Member of Belfast City Council
- In office 22 May 2014 – 6 May 2019
- Preceded by: Bob Stoker
- Succeeded by: Sarah Bunting
- Constituency: Balmoral

Personal details
- Born: January 1946 (age 80) Belfast, Northern Ireland
- Party: UUP (since 2011) UKUP (1995–98) Labour Integrationist (1979) NILP (1970s)
- Alma mater: Magee University College Trinity College, Dublin
- Profession: Historian

= Jeff Dudgeon =

Northern Irish politician and activist

Jeffrey Edward Anthony Dudgeon MBE (born January 1946) is a Northern Irish politician, historian and gay political activist.
A member of the Ulster Unionist Party (UUP), Dudgeon was a Belfast City Councillor for the Balmoral DEA from 2014 to 2019.

==Career==
At the 1979 general election he stood as a "Labour Integrationist" candidate for Belfast South.

He is best known for bringing the case Dudgeon v United Kingdom to the European Court of Human Rights; this successfully challenged Northern Ireland's laws criminalising consensual sexual acts between men in private.

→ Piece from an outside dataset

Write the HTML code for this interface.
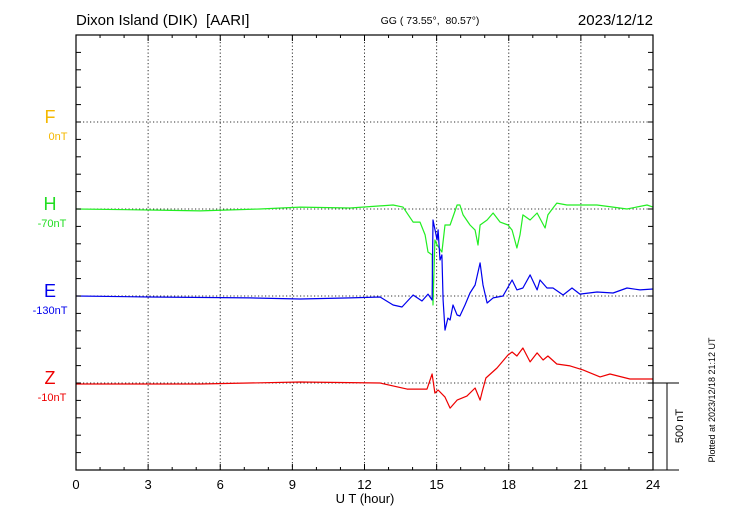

Dudgeon was elected onto Belfast City Council at the 2014 local elections as the UUP representative for Balmoral.
During the 2014 to 2019 council term, he was one of three openly gay politicians elected to the City Council, along with Mary Ellen Campbell of Sinn Féin and Julie-Anne Corr of the Progressive Unionist Party; at the 2019 local government election, all three lost their seats. He has also published a study of Roger Casement's Black Diaries, which accepted them as genuine.

He contested the 2011 Seanad election in the Republic of Ireland for the University of Dublin constituency. He was eliminated on the 9th count with 258 votes.

At the 2023 Northern Ireland local elections, Dudgeon stood as the UUP candidate in the Botanic DEA on Belfast City Council, but was unsuccessful.

==Personal life==
He is originally from East Belfast, and attended Campbell College then Magee University College and Trinity College, Dublin. He has a long-term partner.

==Honours==
As part of the 2012 New Year Honours, Dudgeon was appointed a Member of the Order of the British Empire (MBE) for "services to the Lesbian, Gay, Bisexual and Transgender community in Northern Ireland".